▶ **Material**
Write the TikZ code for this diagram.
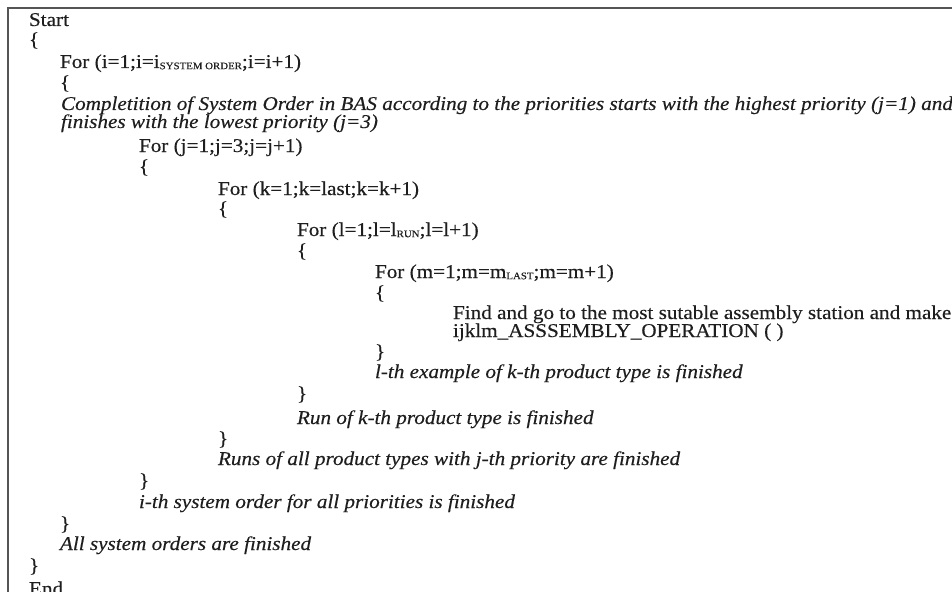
\documentclass[tikz,border=0pt]{standalone}
\usepackage{fontspec}
\setmainfont{Liberation Serif}[FakeStretch=1.085,FakeBold=0.35]
\newcommand{\mysub}[1]{\raisebox{-1.2pt}{\fontsize{10}{10}\selectfont #1}}
\definecolor{ink}{RGB}{30,30,30}
\definecolor{frame}{RGB}{85,85,85}
\tikzset{
  txt/.style={anchor=base west, inner sep=0pt, outer sep=0pt, text=ink,
              font=\fontsize{19.5}{21}\selectfont},
  it/.style={txt, font=\fontsize{19.5}{21}\selectfont\itshape},
  framebar/.style={draw=frame, line width=2.2pt}
}
\begin{document}
\begin{tikzpicture}[x=1pt, y=-1pt]
\useasboundingbox (0,0) rectangle (952,591);
\coordinate (fc) at (8,8);
\coordinate (fr) at (960,8);
\coordinate (fb) at (8,600);
\draw[framebar] (fr) -- (fc) -- (fb);
% level 0
\node[txt] (start) at (29,26) {Start};
\node[txt] (b0o) at (29,46) {\{};
% level 1
\node[txt] (fori) at (60,68) {For (i=1;i=i\mysub{SYSTEM ORDER};i=i+1)};
\node[txt] (b1o) at (60,89) {\{};
\node[it] (comp1) at (61,110) {Completition of System Order in BAS according to the priorities starts with the highest priority (j=1) and};
\node[it] (comp2) at (61,128) {finishes with the lowest priority (j=3)};
% level 2
\node[txt] (forj) at (139,152) {For (j=1;j=3;j=j+1)};
\node[txt] (b2o) at (139,173) {\{};
% level 3
\node[txt] (fork) at (218,195) {For (k=1;k=last;k=k+1)};
\node[txt] (b3o) at (218,215) {\{};
% level 4
\node[txt] (forl) at (297,236) {For (l=1;l=l\mysub{RUN};l=l+1)};
\node[txt] (b4o) at (297,257) {\{};
% level 5
\node[txt] (form) at (375,278) {For (m=1;m=m\mysub{LAST};m=m+1)};
\node[txt] (b5o) at (375,299) {\{};
% level 6
\node[txt] (find) at (453,319) {Find and go to the most sutable assembly station and make};
\node[txt] (oper) at (453,337) {ijklm\_ASSSEMBLY\_OPERATION ( )};
% closing
\node[txt] (b5c) at (375,358) {\}};
\node[it] (lth) at (375,378) {l-th example of k-th product type is finished};
\node[txt] (b4c) at (297,400) {\}};
\node[it] (run) at (297,424) {Run of k-th product type is finished};
\node[txt] (b3c) at (218,445) {\}};
\node[it] (runs) at (218,465) {Runs of all product types with j-th priority are finished};
\node[txt] (b2c) at (139,487) {\}};
\node[it] (ith) at (139,508) {i-th system order for all priorities is finished};
\node[txt] (b1c) at (60,530) {\}};
\node[it] (all) at (60,550) {All system orders are finished};
\node[txt] (b0c) at (29,572) {\}};
\node[txt] (end) at (29,595) {End};
\end{tikzpicture}
\end{document}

▶ **Requirements**
Repeat the full listing above exactly, with no pictures in the copy.

▶ **The reply**
Write the TikZ code for this diagram.
\documentclass[tikz,border=0pt]{standalone}
\usepackage{fontspec}
\setmainfont{Liberation Serif}[FakeStretch=1.085,FakeBold=0.35]
\newcommand{\mysub}[1]{\raisebox{-1.2pt}{\fontsize{10}{10}\selectfont #1}}
\definecolor{ink}{RGB}{30,30,30}
\definecolor{frame}{RGB}{85,85,85}
\tikzset{
  txt/.style={anchor=base west, inner sep=0pt, outer sep=0pt, text=ink,
              font=\fontsize{19.5}{21}\selectfont},
  it/.style={txt, font=\fontsize{19.5}{21}\selectfont\itshape},
  framebar/.style={draw=frame, line width=2.2pt}
}
\begin{document}
\begin{tikzpicture}[x=1pt, y=-1pt]
\useasboundingbox (0,0) rectangle (952,591);
\coordinate (fc) at (8,8);
\coordinate (fr) at (960,8);
\coordinate (fb) at (8,600);
\draw[framebar] (fr) -- (fc) -- (fb);
% level 0
\node[txt] (start) at (29,26) {Start};
\node[txt] (b0o) at (29,46) {\{};
% level 1
\node[txt] (fori) at (60,68) {For (i=1;i=i\mysub{SYSTEM ORDER};i=i+1)};
\node[txt] (b1o) at (60,89) {\{};
\node[it] (comp1) at (61,110) {Completition of System Order in BAS according to the priorities starts with the highest priority (j=1) and};
\node[it] (comp2) at (61,128) {finishes with the lowest priority (j=3)};
% level 2
\node[txt] (forj) at (139,152) {For (j=1;j=3;j=j+1)};
\node[txt] (b2o) at (139,173) {\{};
% level 3
\node[txt] (fork) at (218,195) {For (k=1;k=last;k=k+1)};
\node[txt] (b3o) at (218,215) {\{};
% level 4
\node[txt] (forl) at (297,236) {For (l=1;l=l\mysub{RUN};l=l+1)};
\node[txt] (b4o) at (297,257) {\{};
% level 5
\node[txt] (form) at (375,278) {For (m=1;m=m\mysub{LAST};m=m+1)};
\node[txt] (b5o) at (375,299) {\{};
% level 6
\node[txt] (find) at (453,319) {Find and go to the most sutable assembly station and make};
\node[txt] (oper) at (453,337) {ijklm\_ASSSEMBLY\_OPERATION ( )};
% closing
\node[txt] (b5c) at (375,358) {\}};
\node[it] (lth) at (375,378) {l-th example of k-th product type is finished};
\node[txt] (b4c) at (297,400) {\}};
\node[it] (run) at (297,424) {Run of k-th product type is finished};
\node[txt] (b3c) at (218,445) {\}};
\node[it] (runs) at (218,465) {Runs of all product types with j-th priority are finished};
\node[txt] (b2c) at (139,487) {\}};
\node[it] (ith) at (139,508) {i-th system order for all priorities is finished};
\node[txt] (b1c) at (60,530) {\}};
\node[it] (all) at (60,550) {All system orders are finished};
\node[txt] (b0c) at (29,572) {\}};
\node[txt] (end) at (29,595) {End};
\end{tikzpicture}
\end{document}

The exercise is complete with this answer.